What is the leaving group in the Chichibabin reaction?
A hydride ion, H⁻ — which is a terrible leaving group and the reason the reaction needs such forcing conditions. Ordinary nucleophilic aromatic substitution expels a halide; here there is no halide, so the C–H bond at C-2 must break heterolytically to restore aromaticity. The hydride does not float free — it combines with a sodium counter-ion to form sodium hydride (NaH), and you can literally watch the reaction by the hydrogen gas it eventually evolves.
Why does hydrogen gas bubble off during a Chichibabin reaction?
The expelled hydride (as NaH) is strongly basic. It deprotonates the newly formed 2-aminopyridine's N–H, generating the sodium salt of the aminopyridine and releasing H₂ gas. Because one equivalent of H₂ evolves for every molecule aminated, watching the gas bubble off is a practical way to follow the reaction's progress. That same gas evolution is a safety flag — a sealed or over-charged flask can build pressure.
Why can't you just use electrophilic aromatic substitution to put an amino group on pyridine?

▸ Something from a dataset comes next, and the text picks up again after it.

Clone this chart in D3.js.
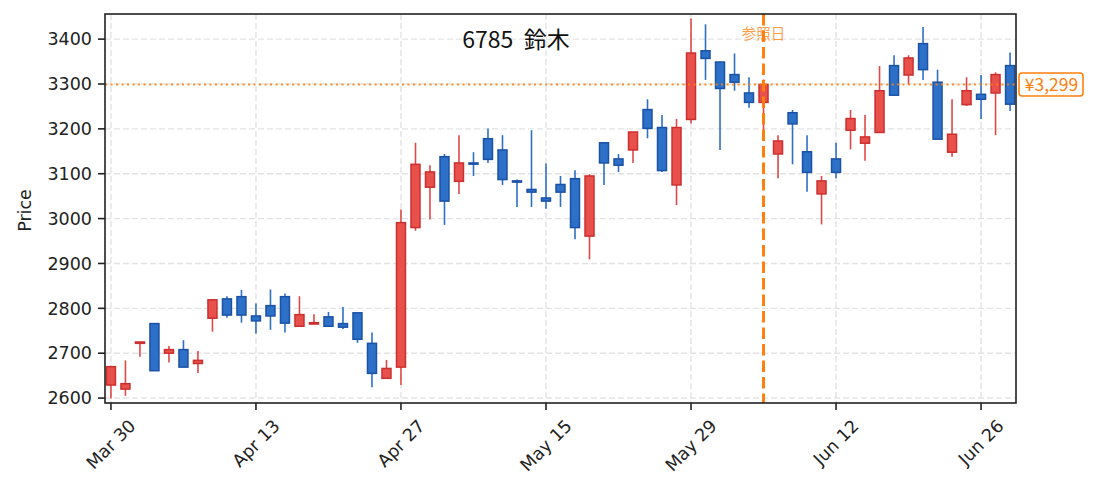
<!DOCTYPE html>
<html><head><meta charset="utf-8">
<script src="https://cdn.jsdelivr.net/npm/d3@7"></script>
<style>body{margin:0;background:#fff}svg{display:block}</style>
</head><body>
<svg id="c" width="1095" height="492"></svg>
<script>
const dates = ["2026-03-30","2026-03-31","2026-04-01","2026-04-02","2026-04-03","2026-04-06","2026-04-07","2026-04-08","2026-04-09","2026-04-10",
"2026-04-13","2026-04-14","2026-04-15","2026-04-16","2026-04-17","2026-04-20","2026-04-21","2026-04-22","2026-04-23","2026-04-24",
"2026-04-27","2026-04-28","2026-04-30","2026-05-01","2026-05-07","2026-05-08","2026-05-11","2026-05-12","2026-05-13","2026-05-14",
"2026-05-15","2026-05-18","2026-05-19","2026-05-20","2026-05-21","2026-05-22","2026-05-25","2026-05-26","2026-05-27","2026-05-28",
"2026-05-29","2026-06-01","2026-06-02","2026-06-03","2026-06-04","2026-06-05","2026-06-08","2026-06-09","2026-06-10","2026-06-11",
"2026-06-12","2026-06-15","2026-06-16","2026-06-17","2026-06-18","2026-06-19","2026-06-22","2026-06-23","2026-06-24","2026-06-25",
"2026-06-26","2026-06-29","2026-06-30"];
const open  = [2629,2620,2722,2766,2700,2708,2677,2778,2821,2826, 2783,2806,2826,2760,2765,2781,2766,2790,2722,2644,
               2669,2980,3070,3138,3083,3124,3178,3153,3084,3065, 3046,3076,3089,2961,3169,3133,3153,3243,3203,3075,
               3221,3374,3349,3321,3280,3259,3144,3236,3149,3055, 3133,3197,3168,3192,3341,3320,3390,3304,3148,3254,
               3277,3280,3341];
const high  = [2670,2684,2725,2766,2716,2729,2705,2819,2827,2841, 2811,2842,2833,2827,2787,2792,2803,2790,2746,2685,
               3020,3169,3119,3144,3186,3148,3201,3186,3087,3197, 3123,3095,3108,3099,3169,3144,3193,3266,3231,3222,
               3446,3433,3349,3368,3315,3310,3186,3242,3186,3095, 3169,3242,3231,3340,3364,3364,3427,3332,3266,3315,
               3320,3326,3370];
const low   = [2599,2605,2692,2661,2679,2669,2656,2748,2779,2768, 2744,2752,2746,2760,2765,2760,2754,2723,2624,2644,
               2629,2973,2998,2986,3055,3095,3124,3075,3026,3026, 3022,3026,2954,2909,3075,3104,3124,3179,3104,3030,
               3212,3309,3153,3285,3247,3178,3090,3121,3060,2987, 3090,3154,3129,3192,3275,3300,3309,3177,3138,3251,
               3222,3186,3240];
const close = [2670,2632,2725,2661,2708,2669,2684,2819,2785,2785, 2772,2783,2767,2786,2768,2760,2758,2731,2655,2666,
               2991,3121,3104,3039,3124,3122,3132,3087,3082,3059, 3039,3059,2980,3095,3124,3119,3193,3201,3107,3203,
               3369,3357,3290,3304,3259,3299,3173,3211,3103,3084, 3103,3223,3182,3285,3275,3358,3332,3177,3188,3285,
               3266,3321,3255];
const yTicks = [2600,2700,2800,2900,3000,3100,3200,3300,3400];
const xTickDates = ["2026-03-30","2026-04-13","2026-04-27","2026-05-15","2026-05-29","2026-06-12","2026-06-26"];
const xTickLabels = ["Mar 30","Apr 13","Apr 27","May 15","May 29","Jun 12","Jun 26"];
const refDate = "2026-06-05";
const refPrice = 3299;
const title = "6785  鈴木";

const L = 105, R = 1016, T = 14, B = 403;
const svg = d3.select("#c");
const FONT = "'Noto Sans CJK JP','Noto Sans',sans-serif";
const TFONT = "'DejaVu Sans',sans-serif";
const x = d3.scaleLinear().domain([-0.41, dates.length - 1 + 0.41]).range([L, R]);
const y = d3.scaleLinear().domain([2589, 3456]).range([B, T]);

svg.append("defs").append("clipPath").attr("id","clip")
  .append("rect").attr("x",L).attr("y",T).attr("width",R-L).attr("height",B-T);

const tickIdx = xTickDates.map(d => dates.indexOf(d));

// grid
const grid = svg.append("g");
grid.selectAll(".gy").data(yTicks).join("line")
  .attr("x1",L).attr("x2",R).attr("y1",d=>y(d)).attr("y2",d=>y(d))
  .attr("stroke","#e3e3e3").attr("stroke-width",1.4).attr("stroke-dasharray","6,3");
grid.selectAll(".gx").data(tickIdx).join("line")
  .attr("y1",T).attr("y2",B).attr("x1",d=>x(d)).attr("x2",d=>x(d))
  .attr("stroke","#e3e3e3").attr("stroke-width",1.4).attr("stroke-dasharray","6,3");

// candles
const data = dates.map((d,i)=>({i, o:open[i], h:high[i], l:low[i], c:close[i]}));
const up = d => d.c >= d.o;
const plot = svg.append("g").attr("clip-path","url(#clip)");
plot.selectAll(".wick").data(data).join("line")
  .attr("x1",d=>x(d.i)).attr("x2",d=>x(d.i)).attr("y1",d=>y(d.h)).attr("y2",d=>y(d.l))
  .attr("stroke",d=>up(d)?"#e04848":"#2e70c6").attr("stroke-width",1.6);
const bw = 0.62*(x(1)-x(0));
plot.selectAll(".body").data(data).join("rect")
  .attr("x",d=>x(d.i)-bw/2).attr("width",bw)
  .attr("y",d=>y(Math.max(d.o,d.c)))
  .attr("height",d=>Math.max(1.2, Math.abs(y(d.o)-y(d.c))))
  .attr("fill",d=>up(d)?"#e8504c":"#2d70c8")
  .attr("stroke",d=>up(d)?"#cc2f2f":"#1b52a6").attr("stroke-width",1.5);

// reference lines
svg.append("line").attr("x1",L).attr("x2",R).attr("y1",y(refPrice)).attr("y2",y(refPrice))
  .attr("stroke","#ff7f0e").attr("stroke-width",2).attr("stroke-dasharray","2.1,3.4").attr("opacity",0.85);
const rx = x(dates.indexOf(refDate));
svg.append("line").attr("x1",rx).attr("x2",rx).attr("y1",T).attr("y2",B)
  .attr("stroke","#ff7f0e").attr("stroke-width",3).attr("stroke-dasharray","11.5,5");
svg.append("text").attr("x",rx).attr("y",39).attr("text-anchor","middle")
  .attr("font-family",FONT).attr("font-size",14.5).attr("fill","#ff7f0e").attr("opacity",0.75).text("参照日");

// title
svg.append("text").attr("x",516).attr("y",48).attr("text-anchor","middle")
  .attr("font-family",FONT).attr("font-size",23).attr("fill","#111")
  .style("white-space","pre").text(title);

// frame
svg.append("rect").attr("x",L).attr("y",T).attr("width",R-L).attr("height",B-T)
  .attr("fill","none").attr("stroke","#222").attr("stroke-width",1.6);

// y axis ticks
const ya = svg.append("g");
ya.selectAll("line").data(yTicks).join("line")
  .attr("x1",L-7).attr("x2",L).attr("y1",d=>y(d)).attr("y2",d=>y(d))
  .attr("stroke","#222").attr("stroke-width",1.6);
ya.selectAll("text").data(yTicks).join("text")
  .attr("x",L-13).attr("y",d=>y(d)).attr("dy","0.36em").attr("text-anchor","end")
  .attr("font-family",TFONT).attr("font-size",17.5).attr("fill","#222").text(d=>d);

// x axis ticks
const xa = svg.append("g");
xa.selectAll("line").data(tickIdx).join("line")
  .attr("x1",d=>x(d)).attr("x2",d=>x(d)).attr("y1",B).attr("y2",B+7)
  .attr("stroke","#222").attr("stroke-width",1.6);
const fsX = 17.5;
xa.selectAll("text").data(tickIdx).join("text")
  .attr("text-anchor","middle").attr("dominant-baseline","central")
  .attr("font-family",TFONT).attr("font-size",fsX).attr("fill","#222")
  .text((d,i)=>xTickLabels[i])
  .each(function(d){
    const len = this.getComputedTextLength();
    const h = fsX*0.95;
    const cy = 417 + (len+h)/(2*Math.SQRT2);
    d3.select(this).attr("transform",`translate(${x(d)},${cy}) rotate(-45)`);
  });

// y label
svg.append("text").attr("transform",`translate(25,${(T+B)/2+2}) rotate(-90)`)
  .attr("text-anchor","middle").attr("dy","0.36em").attr("font-family",TFONT).attr("font-size",17.5).attr("fill","#222").text("Price");

// price tag
const tag = svg.append("g");
tag.append("rect").attr("x",1019).attr("y",y(refPrice)-11.5).attr("width",64).attr("height",23).attr("rx",3)
  .attr("fill","#fff").attr("stroke","#ff7f0e").attr("stroke-width",1.6);
tag.append("text").attr("x",1051.5).attr("y",y(refPrice)).attr("dy","0.35em").attr("text-anchor","middle")
  .attr("font-family",FONT).attr("font-size",17.5).attr("fill","#ff7f0e").text("¥" + d3.format(",")(refPrice));
</script>
</body></html>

Pyridine is electron-poor — the ring nitrogen pulls π-density out of the ring, so pyridine is roughly a million times less reactive than benzene toward electrophiles, and what little reaction occurs goes to the 3-position. There is no electrophilic "aminating" reagent that installs –NH₂ directly anyway. Pyridine's electron deficiency is exactly what makes it a good substrate for a nucleophile like amide, so Chichibabin turns the ring's biggest weakness toward electrophiles into its strength toward nucleophiles.
What is the red color that appears during the reaction?
It's the σ-adduct — the anionic intermediate formed when amide adds to C-2 before the hydride leaves. This dearomatized, delocalized anion (a Meisenheimer-type complex) absorbs visible light and appears deep red. The color builds as the adduct accumulates and fades as it collapses to product, so the red is a direct visual readout of the intermediate that carries the whole mechanism.
What side reaction competes with Chichibabin amination?
Dimerization to bipyridines. The σ-adduct anion can attack a second pyridine ring instead of collapsing to product, coupling two rings into a 2,2′-bipyridine. The competition is severe with some substrates: 4-tert-butylpyridine under ordinary conditions gives 89% of the 4,4′-di-tert-butyl-2,2′-bipyridine dimer and only 11% of the desired aminopyridine. Running under about 350 psi of nitrogen pressure flips the ratio to roughly 74% amination and 26% dimer.